Teníamos atisbos dispersos de lo que aquí se demuestra; de lo que los autores de la presente compilación nos explican mediante el despliegue de un corpus coherente. Sabíamos, por ejemplo, de la existencia de los caribes negros de San Vicente, descendientes de los náufragos de dos barcos con esclavos nigerianos naufragados cerca de esta isla en 1635, ancestros de los actuales garífunas de Honduras, Guatemala, Belice, Nicaragua y Estados Unidos, que hoy suman más de 600, 000 miembros, a pesar de la saña empleada contra ellos por los colonialistas británicos; o lo narrado en el extenso poema “La Florida”, escrito en 1598 por Fray Alonso de Escobedo, franciscano andaluz que vivió diez años en Las Antillas, y nos describe, una década antes del célebre poema “Espejo de Paciencia”, de Silvestre de Balboa, escribano canario del cabildo de Puerto Príncipe, la gran existencia de oro y de indios en Baracoa, Cuba, casi un siglo después de la llegada de Colón, cuando ambos se consideraban definitivamente agotados y exterminados.
Lo nuevo, conmovedor, y aportativo, en esta obra, es que se prueba la existencia de ese fenómeno en todo el Caribe, con diferentes características, pero obedeciendo a tendencias similares, desde la tenaz presencia de descendientes indios en Santiago de Cuba, La Habana, Puerto Rico, San Vicente y las Granadinas coloniales, hasta la influencia del legado indígena en la cerámica y la artesanía de la República Dominicana. Y esta certeza no es producto de un espíritu redentor, ni de una aspiración a la justicia y condena del colonialismo y el imperialismo, sino de hechos científicos demostrables, fruto de la abnegada labor de arqueólogos, etnólogos e historiadores.
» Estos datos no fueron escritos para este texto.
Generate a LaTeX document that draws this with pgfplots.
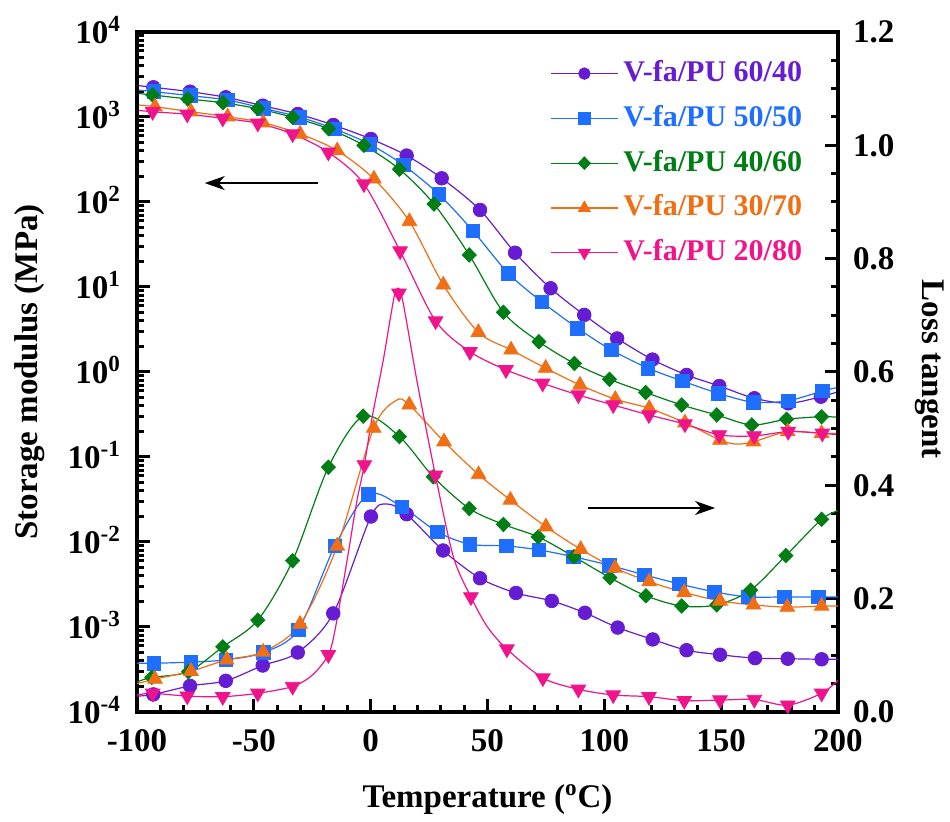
\documentclass[border=0pt]{standalone}
\usepackage{fontspec}
\setmainfont{Liberation Serif}
\usepackage{pgfplots}
\pgfplotsset{compat=1.18}
\usetikzlibrary{arrows.meta}
\definecolor{cpur}{RGB}{102,28,210}
\definecolor{cblu}{RGB}{30,110,255}
\definecolor{cgrn}{RGB}{0,125,20}
\definecolor{corg}{RGB}{240,110,20}
\definecolor{cpnk}{RGB}{240,20,140}
\begin{document}
\begin{tikzpicture}
\pgfplotsset{
  common/.style={
    scale only axis, width=350.5pt, height=340pt,
    xmin=-100, xmax=200,
    axis line style={line width=2pt},
    every tick/.style={black, line width=1.5pt},
    major tick length=6.5pt, minor tick length=3.5pt,
    tick align=inside,
    /pgf/number format/assume math mode=true,
    tick label style={font=\fontsize{16.5}{18}\selectfont\bfseries},
    legend image code/.code={\draw[mark repeat=2,mark phase=2] plot coordinates {(0pt,0pt)(16.75pt,0pt)(33.5pt,0pt)};},
  },
  sline/.style={line width=0.6pt, smooth, forget plot},
}
\begin{axis}[common,
  ymode=log, ymin=1e-4, ymax=1e4,
  xtick={-100,-50,0,50,100,150,200}, xticklabels={-100,-50,0,50,100,150,200},
  minor x tick num=4,
  xtick pos=bottom, ytick pos=left,
  ytick={1e-4,1e-3,1e-2,1e-1,1,1e1,1e2,1e3,1e4},
  yticklabels={10\textsuperscript{-4},10\textsuperscript{-3},10\textsuperscript{-2},10\textsuperscript{-1},10\textsuperscript{0},10\textsuperscript{1},10\textsuperscript{2},10\textsuperscript{3},10\textsuperscript{4}},
  minor ytick={2e-4,3e-4,4e-4,5e-4,6e-4,7e-4,8e-4,9e-4,2e-3,3e-3,4e-3,5e-3,6e-3,7e-3,8e-3,9e-3,2e-2,3e-2,4e-2,5e-2,6e-2,7e-2,8e-2,9e-2,0.2,0.3,0.4,0.5,0.6,0.7,0.8,0.9,2,3,4,5,6,7,8,9,20,30,40,50,60,70,80,90,200,300,400,500,600,700,800,900,2000,3000,4000,5000,6000,7000,8000,9000},
  xticklabel style={yshift=-5pt},
  yticklabel style={xshift=-4.5pt, yshift=1pt},
  xlabel={Temperature (\textsuperscript{o}C)},
  ylabel={Storage modulus (MPa)},
  every axis x label/.style={at={(axis description cs:0.5,-0.129)}, anchor=center, font=\fontsize{16.5}{18}\selectfont\bfseries},
  every axis y label/.style={at={(axis description cs:-0.1526,0.5)}, rotate=90, anchor=center, font=\fontsize{16.5}{18}\selectfont\bfseries},
  legend style={at={(axis description cs:0.589,0.96)}, anchor=north west, draw=none, fill=none, inner sep=0pt,
    font=\fontsize{15}{18}\selectfont\bfseries, row sep=8.4pt, column sep=2.5pt,
    nodes={inner sep=0pt, text height=11pt, text depth=3pt}},
  legend cell align=left,
]
% lines
\addplot[cpur, sline] coordinates {(-100,2350)(-93.0,2234)(-77.3,1985)(-62.0,1706)(-46.2,1358)(-31.2,1084)(-16.0,805)(0.1,551)(15.4,352)(30.4,190)(46.8,80.5)(61.8,25.3)(77.0,9.66)(91.4,4.69)(105.5,2.48)(120.6,1.40)(135.2,0.922)(149.2,0.684)(164.2,0.491)(178.7,0.428)(192.7,0.512)(200,0.586)};
\addplot[cblu, sline] coordinates {(-100,2080)(-92.7,1985)(-77.2,1782)(-61.4,1585)(-45.9,1265)(-30.2,991)(-15.3,722)(-0.3,477)(14.0,272)(29.2,123)(43.7,45.9)(58.9,14.5)(73.2,6.71)(88.6,3.27)(103.1,1.81)(118.7,1.11)(133.4,0.783)(148.8,0.561)(163.8,0.441)(178.7,0.459)(193.3,0.597)(200,0.66)};
\addplot[cgrn, sline] coordinates {(-100,1900)(-93.3,1815)(-78.3,1629)(-63.2,1472)(-48.3,1253)(-33.4,991)(-18.0,728)(-2.9,464)(12.3,243)(27.1,94.6)(42.2,23.8)(56.8,5.04)(72.0,2.27)(87.2,1.26)(102.2,0.820)(117.7,0.574)(133.1,0.409)(148.1,0.312)(163.1,0.238)(178.0,0.278)(193.0,0.298)(200,0.293)};
\addplot[corg, sline] coordinates {(-100,1390)(-92.3,1321)(-76.9,1153)(-61.2,1008)(-46.0,857)(-30.2,631)(-14.3,402)(1.4,187)(16.6,59.0)(31.1,10.6)(46.1,2.93)(60.1,1.82)(74.9,1.11)(89.6,0.703)(104.7,0.478)(119.2,0.374)(134.5,0.253)(149.5,0.158)(156.5,0.142)(163.8,0.151)(178.5,0.199)(193.0,0.190)(200,0.19)};
\addplot[cpnk, sline] coordinates {(-100,1200)(-93.3,1153)(-78.5,1077)(-63.3,966)(-48.3,843)(-33.4,631)(-18.1,384)(-2.9,163)(12.6,26.5)(27.8,3.98)(42.5,1.73)(57.9,1.06)(73.6,0.736)(88.9,0.536)(103.8,0.409)(119.1,0.312)(134.5,0.244)(149.2,0.182)(164.1,0.177)(178.7,0.199)(193.3,0.190)(200,0.182)};
% markers
\addplot[cpur, only marks, mark=*, mark size=3.4pt, forget plot] coordinates {(-93.0,2234)(-77.3,1985)(-62.0,1706)(-46.2,1358)(-31.2,1084)(-16.0,805)(0.1,551)(15.4,352)(30.4,190)(46.8,80.5)(61.8,25.3)(77.0,9.66)(91.4,4.69)(105.5,2.48)(120.6,1.40)(135.2,0.922)(149.2,0.684)(164.2,0.491)(178.7,0.428)(192.7,0.512)};
\addplot[cblu, only marks, mark=square*, mark size=3.4pt, forget plot] coordinates {(-92.7,1985)(-77.2,1782)(-61.4,1585)(-45.9,1265)(-30.2,991)(-15.3,722)(-0.3,477)(14.0,272)(29.2,123)(43.7,45.9)(58.9,14.5)(73.2,6.71)(88.6,3.27)(103.1,1.81)(118.7,1.11)(133.4,0.783)(148.8,0.561)(163.8,0.441)(178.7,0.459)(193.3,0.597)};
\addplot[cgrn, only marks, mark=diamond*, mark size=3.6pt, mark options={xscale=1.3}, forget plot] coordinates {(-93.3,1815)(-78.3,1629)(-63.2,1472)(-48.3,1253)(-33.4,991)(-18.0,728)(-2.9,464)(12.3,243)(27.1,94.6)(42.2,23.8)(56.8,5.04)(72.0,2.27)(87.2,1.26)(102.2,0.820)(117.7,0.574)(133.1,0.409)(148.1,0.312)(163.1,0.238)(178.0,0.278)(193.0,0.298)};
\addplot[corg, only marks, mark=triangle*, mark size=4.2pt, forget plot] coordinates {(-92.3,1321)(-76.9,1153)(-61.2,1008)(-46.0,857)(-30.2,631)(-14.3,402)(1.4,187)(16.6,59.0)(31.1,10.6)(46.1,2.93)(60.1,1.82)(74.9,1.11)(89.6,0.703)(104.7,0.478)(119.2,0.374)(134.5,0.253)(149.5,0.158)(163.8,0.151)(178.5,0.199)(193.0,0.190)};
\addplot[cpnk, only marks, mark=triangle*, mark size=4.2pt, mark options={rotate=180}, forget plot] coordinates {(-93.3,1153)(-78.5,1077)(-63.3,966)(-48.3,843)(-33.4,631)(-18.1,384)(-2.9,163)(12.6,26.5)(27.8,3.98)(42.5,1.73)(57.9,1.06)(73.6,0.736)(88.9,0.536)(103.8,0.409)(119.1,0.312)(134.5,0.244)(149.2,0.182)(164.1,0.177)(178.7,0.199)(193.3,0.190)};
% legend
\addlegendimage{cpur, line width=0.6pt, mark=*, mark size=2.8pt}
\addlegendentry{\textcolor{cpur}{V-fa/PU 60/40}}
\addlegendimage{cblu, line width=0.6pt, mark=square*, mark size=2.8pt}
\addlegendentry{\textcolor{cblu}{V-fa/PU 50/50}}
\addlegendimage{cgrn, line width=0.6pt, mark=diamond*, mark size=3pt, mark options={xscale=1.3}}
\addlegendentry{\textcolor{cgrn}{V-fa/PU 40/60}}
\addlegendimage{corg, line width=0.6pt, mark=triangle*, mark size=3.2pt}
\addlegendentry{\textcolor{corg}{V-fa/PU 30/70}}
\addlegendimage{cpnk, line width=0.6pt, mark=triangle*, mark size=3.2pt, mark options={rotate=180}}
\addlegendentry{\textcolor{cpnk}{V-fa/PU 20/80}}
\draw[line width=0.6pt, -{Stealth[length=10pt,width=7pt,inset=3pt]}] (axis cs:-22.5,167) -- (axis cs:-71,167);
\end{axis}
\begin{axis}[common,
  ymin=0, ymax=1.2,
  hide x axis,
  ytick pos=right, yticklabel pos=right,
  ytick={0,0.2,0.4,0.6,0.8,1.0,1.2},
  yticklabels={0.0,0.2,0.4,0.6,0.8,1.0,1.2},
  minor y tick num=3,
  yticklabel style={xshift=4pt},
  ylabel={Loss tangent},
  every axis y label/.style={at={(axis description cs:1.131,0.504)}, rotate=-90, anchor=center, font=\fontsize{16.5}{18}\selectfont\bfseries},
]
\addplot[cpur, sline] coordinates {(-100,0.028)(-93.0,0.031)(-77.3,0.046)(-62.0,0.055)(-46.2,0.082)(-31.2,0.105)(-16.0,0.174)(0.1,0.345)(7,0.367)(15.4,0.349)(31.0,0.285)(46.8,0.236)(62.2,0.210)(77.5,0.196)(91.7,0.175)(105.7,0.149)(120.7,0.128)(135.2,0.109)(149.5,0.101)(164.5,0.095)(178.5,0.094)(193.0,0.093)(200,0.093)};
\addplot[cblu, sline] coordinates {(-100,0.086)(-92.7,0.086)(-77.0,0.088)(-62.0,0.092)(-45.9,0.105)(-31.0,0.145)(-15.3,0.293)(-1.0,0.384)(13.4,0.362)(28.5,0.318)(42.5,0.296)(58.2,0.293)(72.0,0.286)(86.7,0.274)(102.1,0.259)(117.1,0.242)(132.1,0.226)(147.1,0.212)(161.6,0.203)(177.0,0.203)(191.6,0.203)(200,0.203)};
\addplot[cgrn, sline] coordinates {(-100,0.053)(-93.7,0.061)(-78.0,0.071)(-63.3,0.115)(-48.3,0.162)(-33.4,0.267)(-18.1,0.432)(-3.2,0.522)(12.3,0.486)(26.8,0.415)(42.2,0.359)(56.8,0.331)(71.7,0.309)(87.0,0.274)(102.4,0.237)(117.8,0.205)(133.1,0.187)(148.1,0.189)(162.6,0.215)(177.7,0.276)(193.0,0.340)(200,0.355)};
\addplot[corg, sline] coordinates {(-100,0.05)(-92.3,0.058)(-76.9,0.072)(-61.6,0.092)(-46.0,0.106)(-30.2,0.155)(-14.3,0.293)(1.3,0.501)(11,0.550)(16.5,0.542)(31.4,0.477)(46.2,0.419)(59.8,0.374)(75.0,0.327)(89.9,0.287)(104.6,0.254)(119.2,0.230)(134.2,0.211)(149.5,0.196)(163.8,0.189)(178.3,0.185)(193.0,0.187)(200,0.187)};
\addplot[cpnk, sline] coordinates {(-100,0.030)(-93.3,0.033)(-78.5,0.028)(-63.3,0.027)(-48.3,0.033)(-33.4,0.045)(-25,0.065)(-18.1,0.101)(-15,0.15)(-10,0.27)(-6,0.37)(-2.7,0.436)(0.4,0.515)(5.4,0.621)(9,0.709)(11,0.746)(13.5,0.73)(20,0.58)(27.7,0.418)(35.4,0.274)(42.9,0.203)(50,0.150)(58.3,0.111)(73.7,0.060)(88.9,0.040)(103.8,0.030)(119.1,0.027)(134.2,0.020)(149.5,0.021)(164.2,0.022)(178.5,0.012)(193.0,0.033)(200,0.056)};
\addplot[cpur, only marks, mark=*, mark size=3.4pt, forget plot] coordinates {(-93.0,0.031)(-77.3,0.046)(-62.0,0.055)(-46.2,0.082)(-31.2,0.105)(-16.0,0.174)(0.1,0.345)(15.4,0.349)(31.0,0.285)(46.8,0.236)(62.2,0.210)(77.5,0.196)(91.7,0.175)(105.7,0.149)(120.7,0.128)(135.2,0.109)(149.5,0.101)(164.5,0.095)(178.5,0.094)(193.0,0.093)};
\addplot[cblu, only marks, mark=square*, mark size=3.4pt, forget plot] coordinates {(-92.7,0.086)(-77.0,0.088)(-62.0,0.092)(-45.9,0.105)(-31.0,0.145)(-15.3,0.293)(-1.0,0.384)(13.4,0.362)(28.5,0.318)(42.5,0.296)(58.2,0.293)(72.0,0.286)(86.7,0.274)(102.1,0.259)(117.1,0.242)(132.1,0.226)(147.1,0.212)(161.6,0.203)(177.0,0.203)(191.6,0.203)};
\addplot[cgrn, only marks, mark=diamond*, mark size=3.6pt, mark options={xscale=1.3}, forget plot] coordinates {(-93.7,0.061)(-78.0,0.071)(-63.3,0.115)(-48.3,0.162)(-33.4,0.267)(-18.1,0.432)(-3.2,0.522)(12.3,0.486)(26.8,0.415)(42.2,0.359)(56.8,0.331)(71.7,0.309)(87.0,0.274)(102.4,0.237)(117.8,0.205)(133.1,0.187)(148.1,0.189)(162.6,0.215)(177.7,0.276)(193.0,0.340)};
\addplot[corg, only marks, mark=triangle*, mark size=4.2pt, forget plot] coordinates {(-92.3,0.058)(-76.9,0.072)(-61.6,0.092)(-46.0,0.106)(-30.2,0.155)(-14.3,0.293)(1.3,0.501)(16.5,0.542)(31.4,0.477)(46.2,0.419)(59.8,0.374)(75.0,0.327)(89.9,0.287)(104.6,0.254)(119.2,0.230)(134.2,0.211)(149.5,0.196)(163.8,0.189)(178.3,0.185)(193.0,0.187)};
\addplot[cpnk, only marks, mark=triangle*, mark size=4.2pt, mark options={rotate=180}, forget plot] coordinates {(-93.3,0.033)(-78.5,0.028)(-63.3,0.027)(-48.3,0.033)(-33.4,0.045)(-18.1,0.101)(-2.7,0.436)(12.1,0.739)(27.7,0.418)(42.9,0.203)(58.3,0.111)(73.7,0.060)(88.9,0.040)(103.8,0.030)(119.1,0.027)(134.2,0.020)(149.5,0.021)(164.2,0.022)(178.5,0.012)(193.0,0.033)};
\draw[line width=0.6pt, -{Stealth[length=10pt,width=7pt,inset=3pt]}] (axis cs:93,0.36) -- (axis cs:147.4,0.36);
\end{axis}
\pgfresetboundingbox
\path[use as bounding box] (-68.5pt,-55pt) rectangle (406.5pt,356pt);
\end{tikzpicture}
\end{document}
Se ha puesto de moda desmontar estatuas de Cristóbal Colón y otros prohombres europeos de la conquista y colonización europea de América, acusados de genocidio, como acaba de ocurrir en la ciudad de Los Ángeles, Estados Unidos, mientras se continúa reverenciando a los presidentes de ese mismo país, entre ellos a Ulysses Grant, que promovieron la sangrienta expansión hacia el oeste y el despojo de los pueblos aborígenes. Tales acciones suelen tener garantizada una amplia cobertura mediática y un acre debate posterior entre defensores y críticos. En rigor, y por lo general, no pasan de ser un espectáculo efímero y simplista que no contribuye a la restauración de la verdad histórica, a la condena de los verdaderos culpables y beneficiarios del genocidio, ni garantizan la dignidad ni los derechos de los descendientes de los afectados.
Con esta certera compilación de Rojas Valcárcel y Ulloa Hung, con los textos que ponen en nuestras manos los diversos autores, queda abierta una puerta a través de la que se puede vislumbrar un mundo ignoto y por reconstruir. Con la paciencia y entrega de arqueólogos e historiadores, se hace justicia perdurable y eficaz, lejos del bullicio y de las poses relumbronas.
Así actúa la ciencia verdadera. Y es de agradecer al Instituto Tecnológico de Santo Domingo y a la Fundación García Arévalo, el haber puesto esta obra oportuna en manos de los lectores de nuestro tiempo.